Ecclesiastical enclosure, Kilgobnet, Co. Cork
Co. Cork |
Ecclesiastical Sites
At the edge of a roadway in mid-Cork, the ground holds the ghost of an early Christian enclosure that has been shrinking quietly for centuries.
What survives is a subcircular boundary roughly sixty metres across, most of it now levelled into the surrounding landscape, with only one arc of wall still legible as the boundary of the burial ground that occupies the north-eastern quadrant. Ordnance Survey maps from 1842, 1903, and 1940 all record its outline consistently, which tells you something useful: the enclosure was already a ruin by the time cartographers first drew it, yet its shape persisted in the land long enough to be traced across a century of surveying.
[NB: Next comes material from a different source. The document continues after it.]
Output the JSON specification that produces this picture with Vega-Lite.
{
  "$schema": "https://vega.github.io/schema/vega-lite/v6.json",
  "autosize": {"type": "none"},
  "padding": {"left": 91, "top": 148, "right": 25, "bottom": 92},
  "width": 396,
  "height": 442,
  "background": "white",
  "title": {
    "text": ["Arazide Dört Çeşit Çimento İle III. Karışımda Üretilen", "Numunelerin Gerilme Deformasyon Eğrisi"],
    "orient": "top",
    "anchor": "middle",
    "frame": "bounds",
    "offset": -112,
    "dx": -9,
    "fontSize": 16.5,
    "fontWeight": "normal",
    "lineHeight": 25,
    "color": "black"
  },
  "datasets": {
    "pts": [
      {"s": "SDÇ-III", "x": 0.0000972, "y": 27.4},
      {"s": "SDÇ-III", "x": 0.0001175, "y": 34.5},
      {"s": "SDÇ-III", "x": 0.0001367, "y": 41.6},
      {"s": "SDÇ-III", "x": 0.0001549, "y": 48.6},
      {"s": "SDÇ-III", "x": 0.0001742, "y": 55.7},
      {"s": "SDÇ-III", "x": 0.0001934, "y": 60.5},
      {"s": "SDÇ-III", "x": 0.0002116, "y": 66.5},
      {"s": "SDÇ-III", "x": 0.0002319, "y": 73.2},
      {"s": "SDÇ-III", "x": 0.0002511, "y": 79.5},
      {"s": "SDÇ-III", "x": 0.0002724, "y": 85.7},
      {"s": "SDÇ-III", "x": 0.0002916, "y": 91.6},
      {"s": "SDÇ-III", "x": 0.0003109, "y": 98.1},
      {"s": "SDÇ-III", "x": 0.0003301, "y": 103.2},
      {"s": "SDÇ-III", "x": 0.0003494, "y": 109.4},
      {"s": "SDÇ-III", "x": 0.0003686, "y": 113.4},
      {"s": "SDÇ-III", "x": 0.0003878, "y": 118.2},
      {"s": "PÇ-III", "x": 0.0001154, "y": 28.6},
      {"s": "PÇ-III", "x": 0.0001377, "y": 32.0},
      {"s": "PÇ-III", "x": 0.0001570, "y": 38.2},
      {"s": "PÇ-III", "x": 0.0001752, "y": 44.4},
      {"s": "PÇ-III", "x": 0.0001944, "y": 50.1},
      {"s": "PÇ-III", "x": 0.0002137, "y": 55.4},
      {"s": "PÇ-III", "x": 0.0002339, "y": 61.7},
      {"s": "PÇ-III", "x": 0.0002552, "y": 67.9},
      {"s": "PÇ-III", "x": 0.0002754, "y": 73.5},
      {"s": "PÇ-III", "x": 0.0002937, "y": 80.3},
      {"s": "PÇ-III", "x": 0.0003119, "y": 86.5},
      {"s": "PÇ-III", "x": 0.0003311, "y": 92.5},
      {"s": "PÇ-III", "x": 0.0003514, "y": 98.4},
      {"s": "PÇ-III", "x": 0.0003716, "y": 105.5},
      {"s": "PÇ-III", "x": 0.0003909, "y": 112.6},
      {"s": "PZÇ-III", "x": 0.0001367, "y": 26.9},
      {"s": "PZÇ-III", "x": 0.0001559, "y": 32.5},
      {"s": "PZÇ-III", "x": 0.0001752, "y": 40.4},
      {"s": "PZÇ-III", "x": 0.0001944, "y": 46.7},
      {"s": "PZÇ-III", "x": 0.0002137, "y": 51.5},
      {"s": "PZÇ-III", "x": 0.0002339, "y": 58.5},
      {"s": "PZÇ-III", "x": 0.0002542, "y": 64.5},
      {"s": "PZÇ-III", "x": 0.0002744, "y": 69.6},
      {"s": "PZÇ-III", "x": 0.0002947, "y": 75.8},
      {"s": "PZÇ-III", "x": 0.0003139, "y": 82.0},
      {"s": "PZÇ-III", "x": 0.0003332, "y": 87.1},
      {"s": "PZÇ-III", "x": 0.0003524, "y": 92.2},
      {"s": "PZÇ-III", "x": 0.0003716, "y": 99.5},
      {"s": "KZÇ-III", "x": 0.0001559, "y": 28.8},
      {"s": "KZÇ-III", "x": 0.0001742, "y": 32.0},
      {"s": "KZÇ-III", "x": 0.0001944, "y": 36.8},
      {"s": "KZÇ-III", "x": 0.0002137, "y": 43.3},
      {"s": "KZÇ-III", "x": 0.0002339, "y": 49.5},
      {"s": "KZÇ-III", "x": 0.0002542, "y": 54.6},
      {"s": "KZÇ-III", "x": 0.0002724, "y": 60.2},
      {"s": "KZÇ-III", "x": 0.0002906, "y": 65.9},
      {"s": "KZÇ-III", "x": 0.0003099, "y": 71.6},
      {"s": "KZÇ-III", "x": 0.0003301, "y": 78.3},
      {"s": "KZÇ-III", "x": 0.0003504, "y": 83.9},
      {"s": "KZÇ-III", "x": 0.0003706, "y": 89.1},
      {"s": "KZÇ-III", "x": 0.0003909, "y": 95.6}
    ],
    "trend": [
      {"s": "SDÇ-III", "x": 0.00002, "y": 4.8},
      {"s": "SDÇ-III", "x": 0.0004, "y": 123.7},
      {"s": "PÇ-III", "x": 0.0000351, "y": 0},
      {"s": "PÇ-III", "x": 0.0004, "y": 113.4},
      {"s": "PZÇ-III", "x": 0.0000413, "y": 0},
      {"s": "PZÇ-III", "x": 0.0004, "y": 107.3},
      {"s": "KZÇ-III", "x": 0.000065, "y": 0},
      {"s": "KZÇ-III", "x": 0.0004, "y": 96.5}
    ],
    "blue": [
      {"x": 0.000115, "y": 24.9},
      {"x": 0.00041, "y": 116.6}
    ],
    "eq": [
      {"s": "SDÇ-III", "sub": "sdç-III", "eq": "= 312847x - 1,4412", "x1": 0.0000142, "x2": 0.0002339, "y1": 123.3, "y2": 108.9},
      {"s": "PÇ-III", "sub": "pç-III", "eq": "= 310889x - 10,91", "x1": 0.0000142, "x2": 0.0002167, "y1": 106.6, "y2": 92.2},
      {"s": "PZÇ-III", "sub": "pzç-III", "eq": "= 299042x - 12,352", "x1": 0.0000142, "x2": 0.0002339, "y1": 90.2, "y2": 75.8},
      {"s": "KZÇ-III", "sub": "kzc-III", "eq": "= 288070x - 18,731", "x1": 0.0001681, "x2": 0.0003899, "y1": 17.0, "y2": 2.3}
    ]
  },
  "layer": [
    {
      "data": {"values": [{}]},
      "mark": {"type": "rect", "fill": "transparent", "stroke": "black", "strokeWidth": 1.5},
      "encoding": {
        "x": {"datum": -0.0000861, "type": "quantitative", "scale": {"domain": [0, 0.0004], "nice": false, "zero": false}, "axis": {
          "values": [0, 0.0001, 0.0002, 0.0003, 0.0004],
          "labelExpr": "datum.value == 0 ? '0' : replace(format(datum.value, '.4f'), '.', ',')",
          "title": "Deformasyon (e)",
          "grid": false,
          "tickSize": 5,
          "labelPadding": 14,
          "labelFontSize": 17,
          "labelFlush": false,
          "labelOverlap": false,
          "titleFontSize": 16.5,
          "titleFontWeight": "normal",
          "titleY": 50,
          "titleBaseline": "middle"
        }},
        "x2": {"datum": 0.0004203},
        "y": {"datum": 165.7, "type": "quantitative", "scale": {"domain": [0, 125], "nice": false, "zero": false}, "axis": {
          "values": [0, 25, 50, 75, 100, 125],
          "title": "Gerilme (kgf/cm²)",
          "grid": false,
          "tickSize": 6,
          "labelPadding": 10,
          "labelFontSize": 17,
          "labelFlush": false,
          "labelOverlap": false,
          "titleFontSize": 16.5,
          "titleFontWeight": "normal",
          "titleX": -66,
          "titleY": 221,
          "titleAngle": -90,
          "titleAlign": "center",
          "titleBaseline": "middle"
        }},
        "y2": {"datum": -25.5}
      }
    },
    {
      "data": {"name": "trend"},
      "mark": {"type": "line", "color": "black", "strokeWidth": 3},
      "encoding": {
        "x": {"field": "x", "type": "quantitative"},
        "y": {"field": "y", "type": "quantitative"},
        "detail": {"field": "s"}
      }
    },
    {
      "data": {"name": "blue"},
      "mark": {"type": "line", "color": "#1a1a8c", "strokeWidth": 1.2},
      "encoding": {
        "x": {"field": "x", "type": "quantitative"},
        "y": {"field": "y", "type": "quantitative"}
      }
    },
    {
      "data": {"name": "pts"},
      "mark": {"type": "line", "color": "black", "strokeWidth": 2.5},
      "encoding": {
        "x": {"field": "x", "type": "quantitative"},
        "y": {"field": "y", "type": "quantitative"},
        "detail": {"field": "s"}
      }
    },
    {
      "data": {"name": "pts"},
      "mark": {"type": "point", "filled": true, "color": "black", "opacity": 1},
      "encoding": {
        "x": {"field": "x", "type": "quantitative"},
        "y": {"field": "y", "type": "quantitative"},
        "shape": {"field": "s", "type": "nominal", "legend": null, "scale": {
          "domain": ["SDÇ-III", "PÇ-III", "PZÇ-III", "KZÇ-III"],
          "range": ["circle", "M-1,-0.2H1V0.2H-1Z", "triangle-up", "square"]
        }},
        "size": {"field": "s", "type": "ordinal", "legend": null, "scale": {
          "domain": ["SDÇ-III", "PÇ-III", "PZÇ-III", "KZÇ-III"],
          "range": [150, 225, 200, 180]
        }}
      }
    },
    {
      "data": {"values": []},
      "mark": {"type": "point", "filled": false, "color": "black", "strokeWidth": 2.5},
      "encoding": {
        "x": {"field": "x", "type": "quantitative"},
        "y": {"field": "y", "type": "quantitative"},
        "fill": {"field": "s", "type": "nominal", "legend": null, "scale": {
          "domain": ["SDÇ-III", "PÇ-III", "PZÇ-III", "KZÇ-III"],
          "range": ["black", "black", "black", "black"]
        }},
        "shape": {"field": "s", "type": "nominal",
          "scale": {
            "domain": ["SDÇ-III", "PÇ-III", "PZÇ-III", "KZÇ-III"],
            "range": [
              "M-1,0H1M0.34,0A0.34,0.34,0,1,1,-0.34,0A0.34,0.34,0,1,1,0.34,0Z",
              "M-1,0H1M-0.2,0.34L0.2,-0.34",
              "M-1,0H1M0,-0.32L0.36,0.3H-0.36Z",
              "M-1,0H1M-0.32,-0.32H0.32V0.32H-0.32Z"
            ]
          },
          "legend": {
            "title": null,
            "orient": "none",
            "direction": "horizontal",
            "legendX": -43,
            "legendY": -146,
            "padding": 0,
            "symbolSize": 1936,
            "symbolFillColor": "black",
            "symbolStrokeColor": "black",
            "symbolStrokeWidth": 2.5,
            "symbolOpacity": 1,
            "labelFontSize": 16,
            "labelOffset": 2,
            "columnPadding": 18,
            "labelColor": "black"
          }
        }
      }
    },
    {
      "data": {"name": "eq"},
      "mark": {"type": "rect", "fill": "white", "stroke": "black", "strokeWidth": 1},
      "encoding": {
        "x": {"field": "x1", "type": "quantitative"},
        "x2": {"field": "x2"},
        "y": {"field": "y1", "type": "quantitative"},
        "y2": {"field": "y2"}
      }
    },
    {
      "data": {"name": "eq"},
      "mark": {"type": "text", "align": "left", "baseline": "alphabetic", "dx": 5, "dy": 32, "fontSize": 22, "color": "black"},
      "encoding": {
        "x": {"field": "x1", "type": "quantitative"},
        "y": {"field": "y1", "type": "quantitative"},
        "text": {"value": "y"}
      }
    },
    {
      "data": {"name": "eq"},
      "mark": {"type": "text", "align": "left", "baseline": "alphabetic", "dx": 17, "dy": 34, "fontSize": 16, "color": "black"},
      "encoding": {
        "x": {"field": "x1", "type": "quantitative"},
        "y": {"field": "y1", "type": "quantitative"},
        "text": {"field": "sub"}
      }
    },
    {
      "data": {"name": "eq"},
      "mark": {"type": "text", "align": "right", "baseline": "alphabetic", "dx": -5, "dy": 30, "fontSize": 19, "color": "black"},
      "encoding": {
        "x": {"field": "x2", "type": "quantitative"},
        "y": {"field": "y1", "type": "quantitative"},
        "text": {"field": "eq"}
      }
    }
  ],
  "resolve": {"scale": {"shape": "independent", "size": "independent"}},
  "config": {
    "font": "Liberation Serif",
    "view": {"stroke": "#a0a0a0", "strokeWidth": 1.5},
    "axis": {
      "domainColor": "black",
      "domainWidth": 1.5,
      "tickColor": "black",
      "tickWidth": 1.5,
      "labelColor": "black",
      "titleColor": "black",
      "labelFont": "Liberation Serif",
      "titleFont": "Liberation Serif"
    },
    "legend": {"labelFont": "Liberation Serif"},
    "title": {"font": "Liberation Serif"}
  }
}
The townland name, Kilgobnet, derives from the Irish Cill Ghobnatan, meaning the church of St. Gobnait, a saint closely associated with this part of Cork and particularly venerated at Ballyvourney nearby. The enclosure fits the pattern of an early ecclesiastical site, a roughly circular boundary demarcating sacred ground in a manner common across early medieval Ireland. Within the north-eastern quadrant sit both the burial ground and a bullaun stone, a type of boulder with one or more deliberately hollowed depressions, often associated with early Christian sites and sometimes used for grinding or ritual purposes. A second bullaun stone lies about twelve metres to the south of the enclosure proper, outside the boundary entirely, which gives some pause. Whether it was always there or has shifted over time is not recorded, but its position just beyond the edge adds a small puzzle to an already fragmentary site.